| What the exercise asks |
Reproduce the listing exactly and skip over any pictures.

| Source records |
━━━
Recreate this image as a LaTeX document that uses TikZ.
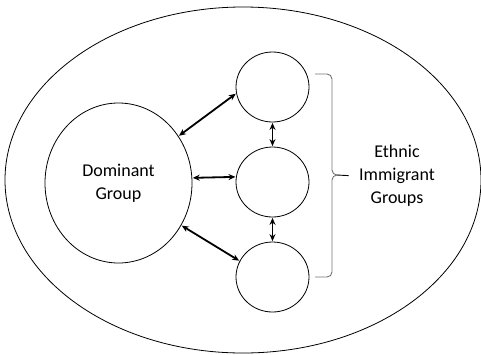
\documentclass[tikz,border=0pt]{standalone}
\usepackage{fontspec}
\setmainfont{Carlito}
\usetikzlibrary{arrows.meta,shapes.geometric}
\begin{document}
\begin{tikzpicture}[x=1pt,y=-1pt,
  thinline/.style={draw=black,line width=0.8pt},
  grp/.style={thinline,ellipse,inner sep=0pt},
  link/.style={line width=1.8pt,{Stealth[length=7pt,width=6pt]}-{Stealth[length=7pt,width=6pt]},shorten <=0.5pt,shorten >=0.5pt},
  lab/.style={font=\fontsize{18}{23}\selectfont,align=center,text=black}]
\useasboundingbox (0,0) rectangle (481,354);
\node[grp,minimum width=476pt,minimum height=346pt] (outer) at (243,180) {};
\node[grp,minimum width=147pt,minimum height=160pt,lab] (dom) at (118.5,183) {Dominant\\Group};
\node[grp,minimum width=73pt,minimum height=70pt] (g1) at (272.5,87) {};
\node[grp,minimum width=73pt,minimum height=70pt] (g2) at (272.5,182) {};
\node[grp,minimum width=73pt,minimum height=70pt] (g3) at (272.5,277) {};
\draw[link] (dom.38) -- (g1.190);
\draw[link] (dom.4) -- (g2.172);
\draw[link] (dom.-34) -- (g3.154);
\draw[link] (g1.270) -- (g2.90);
\draw[link] (g2.270) -- (g3.90);
\coordinate (btop) at (315,74);
\coordinate (bbot) at (315,277);
\coordinate (btip) at (337,175);
\draw[line width=0.9pt,draw=black!55] (btop) -- (327,74) to[out=0,in=90] (332,79) -- (332,170) to[out=270,in=180] (btip)
  to[out=180,in=90] (332,180) -- (332,272) to[out=270,in=0] (327,277) -- (bbot);
\node[lab] (eig) at (397,176) {Ethnic\\Immigrant\\Groups};
\draw[line width=0.9pt,shorten >=7pt] (btip) -- (eig.west);
\end{tikzpicture}
\end{document}
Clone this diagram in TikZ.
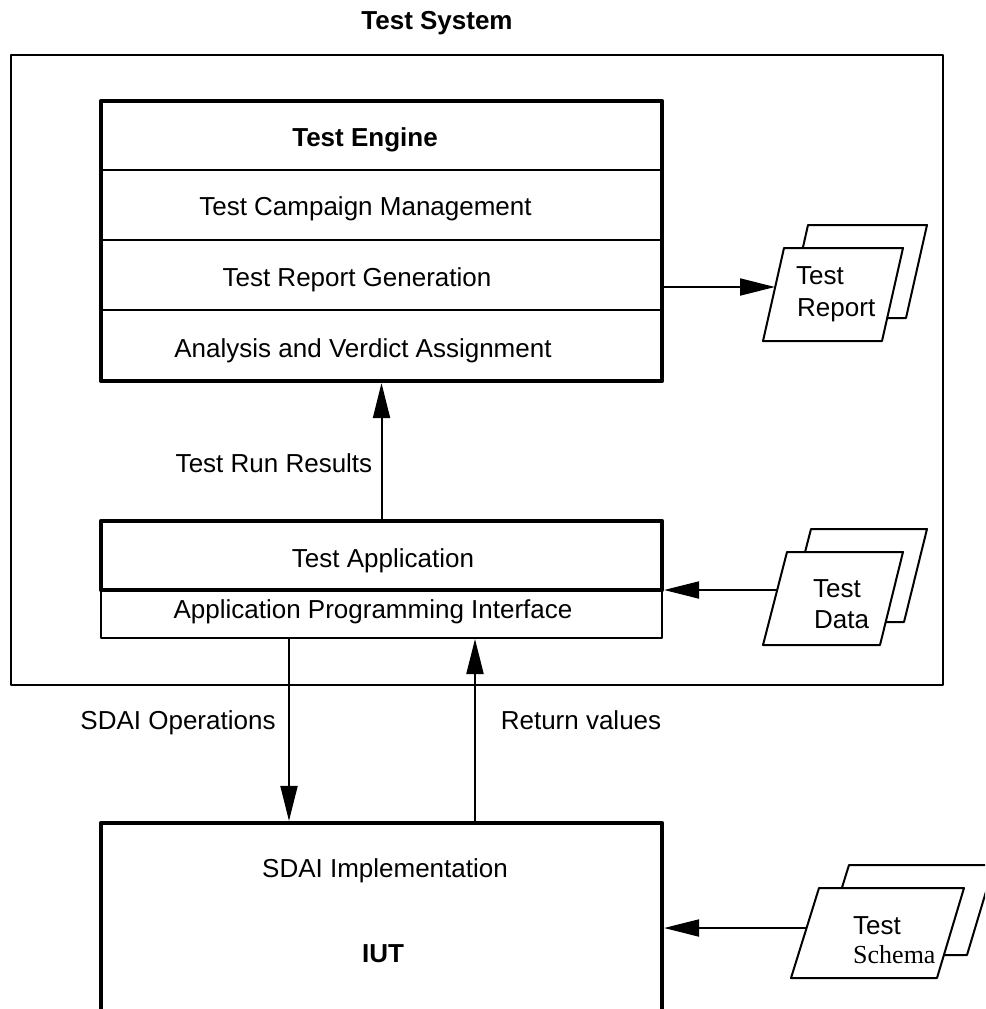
\documentclass[tikz,border=0pt]{standalone}
\usepackage{fontspec}
\setmainfont{Liberation Sans}
\newfontfamily\timesfont{Liberation Serif}
\usetikzlibrary{arrows.meta}
\tikzset{
  thinline/.style={line width=2pt, line join=round},
  thickbox/.style={draw, line width=4.2pt, line join=round, fill=white, inner sep=0pt},
  thinbox/.style={draw, line width=2pt, line join=round, fill=white, inner sep=0pt},
  lbl/.style={font=\fontsize{26}{31}\selectfont, inner sep=0pt, anchor=base},
  lbll/.style={font=\fontsize{26}{31}\selectfont, inner sep=0pt, anchor=base west},
  blbl/.style={font=\fontsize{26}{31}\selectfont\bfseries, inner sep=0pt, anchor=base},
  arr/.style={line width=2pt, -{Triangle[length=35pt,width=17pt]}},
  docshape/.style={line width=2pt, line join=round, fill=white},
}
\begin{document}
\begin{tikzpicture}[x=1pt,y=-1pt]
\useasboundingbox (0,0) rectangle (985,1009);
\begin{scope}
\clip (0,0) rectangle (985,1009);

% title
\node[blbl] (title) at (437,29) {Test System};

% outer test system box
\node[thinbox, fill=none, minimum width=932pt, minimum height=630pt] (system) at (477,370) {};

% Test Engine
\node[thickbox, minimum width=561pt, minimum height=280pt] (engine) at (381.5,241) {};
\draw[thinline] (engine.west |- 0,170) -- (engine.east |- 0,170);
\draw[thinline] (engine.west |- 0,240) -- (engine.east |- 0,240);
\draw[thinline] (engine.west |- 0,310) -- (engine.east |- 0,310);
\node[blbl] (te) at (365,146) {Test Engine};
\node[lbl] (tcm) at (365.5,215) {Test Campaign Management};
\node[lbl] (trg) at (357,286) {Test Report Generation};
\node[lbl] (ava) at (363,357) {Analysis and Verdict Assignment};

% Test Application + API
\node[thinbox, minimum width=561pt, minimum height=48pt] (api) at (381.5,614) {};
\node[thickbox, minimum width=561pt, minimum height=69pt] (ta) at (381.5,555.5) {};
\node[lbl] (tat) at (383,567) {Test Application};
\node[lbl] (apit) at (373,618) {Application Programming Interface};

% IUT
\node[thickbox, minimum width=561pt, minimum height=220pt] (iut) at (381.5,933) {};
\node[lbl] (sdaiimpl) at (385,877) {SDAI Implementation};
\node[blbl] (iutt) at (383,962) {IUT};

% Test Report document
\draw[docshape] (808,225) -- (927,225) -- (906,318) -- (787,318) -- cycle;
\draw[docshape] (784,248) -- (903,248) -- (882,341) -- (763,341) -- cycle;
\coordinate (repin) at (775,287);
\node[lbll] (rep1) at (796,284) {Test};
\node[lbll] (rep2) at (797,316) {Report};

% Test Data document
\draw[docshape] (811,529) -- (927,529) -- (904,622) -- (787,622) -- cycle;
\draw[docshape] (787,552) -- (903,552) -- (880,645) -- (763,645) -- cycle;
\coordinate (datain) at (777,590);
\node[lbll] (dat1) at (813,597) {Test};
\node[lbll] (dat2) at (814,628) {Data};

% Test Schema document
\draw[docshape] (849,865) -- (994,865) -- (967,955) -- (821,955) -- cycle;
\draw[docshape] (819,888) -- (964,888) -- (937,978) -- (791,978) -- cycle;
\coordinate (schin) at (807,928);
\node[lbll] (sch1) at (853,934) {Test};
\node[lbll] (sch2) at (853,963) {\timesfont Schema};

% connectors
\draw[arr] (engine.east |- repin) -- (repin);
\draw[arr] (ta.north) -- (engine.south);
\node[lbl] (trr) at (274,472) {Test Run Results};
\draw[arr] (datain) -- (ta.east |- datain);
\coordinate (opsx) at (289,0);
\coordinate (retx) at (475,0);
\draw[arr] (api.south -| opsx) -- (iut.north -| opsx);
\draw[arr] (iut.north -| retx) -- (api.south -| retx);
\node[lbl] (ops) at (178,729) {SDAI Operations};
\node[lbl] (ret) at (581,729) {Return values};
\draw[arr] (schin) -- (iut.east |- schin);
\end{scope}
\end{tikzpicture}
\end{document}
━━━
| Answer below |
Recreate this image as a LaTeX document that uses TikZ.
\documentclass[tikz,border=0pt]{standalone}
\usepackage{fontspec}
\setmainfont{Carlito}
\usetikzlibrary{arrows.meta,shapes.geometric}
\begin{document}
\begin{tikzpicture}[x=1pt,y=-1pt,
  thinline/.style={draw=black,line width=0.8pt},
  grp/.style={thinline,ellipse,inner sep=0pt},
  link/.style={line width=1.8pt,{Stealth[length=7pt,width=6pt]}-{Stealth[length=7pt,width=6pt]},shorten <=0.5pt,shorten >=0.5pt},
  lab/.style={font=\fontsize{18}{23}\selectfont,align=center,text=black}]
\useasboundingbox (0,0) rectangle (481,354);
\node[grp,minimum width=476pt,minimum height=346pt] (outer) at (243,180) {};
\node[grp,minimum width=147pt,minimum height=160pt,lab] (dom) at (118.5,183) {Dominant\\Group};
\node[grp,minimum width=73pt,minimum height=70pt] (g1) at (272.5,87) {};
\node[grp,minimum width=73pt,minimum height=70pt] (g2) at (272.5,182) {};
\node[grp,minimum width=73pt,minimum height=70pt] (g3) at (272.5,277) {};
\draw[link] (dom.38) -- (g1.190);
\draw[link] (dom.4) -- (g2.172);
\draw[link] (dom.-34) -- (g3.154);
\draw[link] (g1.270) -- (g2.90);
\draw[link] (g2.270) -- (g3.90);
\coordinate (btop) at (315,74);
\coordinate (bbot) at (315,277);
\coordinate (btip) at (337,175);
\draw[line width=0.9pt,draw=black!55] (btop) -- (327,74) to[out=0,in=90] (332,79) -- (332,170) to[out=270,in=180] (btip)
  to[out=180,in=90] (332,180) -- (332,272) to[out=270,in=0] (327,277) -- (bbot);
\node[lab] (eig) at (397,176) {Ethnic\\Immigrant\\Groups};
\draw[line width=0.9pt,shorten >=7pt] (btip) -- (eig.west);
\end{tikzpicture}
\end{document}
Clone this diagram in TikZ.
\documentclass[tikz,border=0pt]{standalone}
\usepackage{fontspec}
\setmainfont{Liberation Sans}
\newfontfamily\timesfont{Liberation Serif}
\usetikzlibrary{arrows.meta}
\tikzset{
  thinline/.style={line width=2pt, line join=round},
  thickbox/.style={draw, line width=4.2pt, line join=round, fill=white, inner sep=0pt},
  thinbox/.style={draw, line width=2pt, line join=round, fill=white, inner sep=0pt},
  lbl/.style={font=\fontsize{26}{31}\selectfont, inner sep=0pt, anchor=base},
  lbll/.style={font=\fontsize{26}{31}\selectfont, inner sep=0pt, anchor=base west},
  blbl/.style={font=\fontsize{26}{31}\selectfont\bfseries, inner sep=0pt, anchor=base},
  arr/.style={line width=2pt, -{Triangle[length=35pt,width=17pt]}},
  docshape/.style={line width=2pt, line join=round, fill=white},
}
\begin{document}
\begin{tikzpicture}[x=1pt,y=-1pt]
\useasboundingbox (0,0) rectangle (985,1009);
\begin{scope}
\clip (0,0) rectangle (985,1009);

% title
\node[blbl] (title) at (437,29) {Test System};

% outer test system box
\node[thinbox, fill=none, minimum width=932pt, minimum height=630pt] (system) at (477,370) {};

% Test Engine
\node[thickbox, minimum width=561pt, minimum height=280pt] (engine) at (381.5,241) {};
\draw[thinline] (engine.west |- 0,170) -- (engine.east |- 0,170);
\draw[thinline] (engine.west |- 0,240) -- (engine.east |- 0,240);
\draw[thinline] (engine.west |- 0,310) -- (engine.east |- 0,310);
\node[blbl] (te) at (365,146) {Test Engine};
\node[lbl] (tcm) at (365.5,215) {Test Campaign Management};
\node[lbl] (trg) at (357,286) {Test Report Generation};
\node[lbl] (ava) at (363,357) {Analysis and Verdict Assignment};

% Test Application + API
\node[thinbox, minimum width=561pt, minimum height=48pt] (api) at (381.5,614) {};
\node[thickbox, minimum width=561pt, minimum height=69pt] (ta) at (381.5,555.5) {};
\node[lbl] (tat) at (383,567) {Test Application};
\node[lbl] (apit) at (373,618) {Application Programming Interface};

% IUT
\node[thickbox, minimum width=561pt, minimum height=220pt] (iut) at (381.5,933) {};
\node[lbl] (sdaiimpl) at (385,877) {SDAI Implementation};
\node[blbl] (iutt) at (383,962) {IUT};

% Test Report document
\draw[docshape] (808,225) -- (927,225) -- (906,318) -- (787,318) -- cycle;
\draw[docshape] (784,248) -- (903,248) -- (882,341) -- (763,341) -- cycle;
\coordinate (repin) at (775,287);
\node[lbll] (rep1) at (796,284) {Test};
\node[lbll] (rep2) at (797,316) {Report};

% Test Data document
\draw[docshape] (811,529) -- (927,529) -- (904,622) -- (787,622) -- cycle;
\draw[docshape] (787,552) -- (903,552) -- (880,645) -- (763,645) -- cycle;
\coordinate (datain) at (777,590);
\node[lbll] (dat1) at (813,597) {Test};
\node[lbll] (dat2) at (814,628) {Data};

% Test Schema document
\draw[docshape] (849,865) -- (994,865) -- (967,955) -- (821,955) -- cycle;
\draw[docshape] (819,888) -- (964,888) -- (937,978) -- (791,978) -- cycle;
\coordinate (schin) at (807,928);
\node[lbll] (sch1) at (853,934) {Test};
\node[lbll] (sch2) at (853,963) {\timesfont Schema};

% connectors
\draw[arr] (engine.east |- repin) -- (repin);
\draw[arr] (ta.north) -- (engine.south);
\node[lbl] (trr) at (274,472) {Test Run Results};
\draw[arr] (datain) -- (ta.east |- datain);
\coordinate (opsx) at (289,0);
\coordinate (retx) at (475,0);
\draw[arr] (api.south -| opsx) -- (iut.north -| opsx);
\draw[arr] (iut.north -| retx) -- (api.south -| retx);
\node[lbl] (ops) at (178,729) {SDAI Operations};
\node[lbl] (ret) at (581,729) {Return values};
\draw[arr] (schin) -- (iut.east |- schin);
\end{scope}
\end{tikzpicture}
\end{document}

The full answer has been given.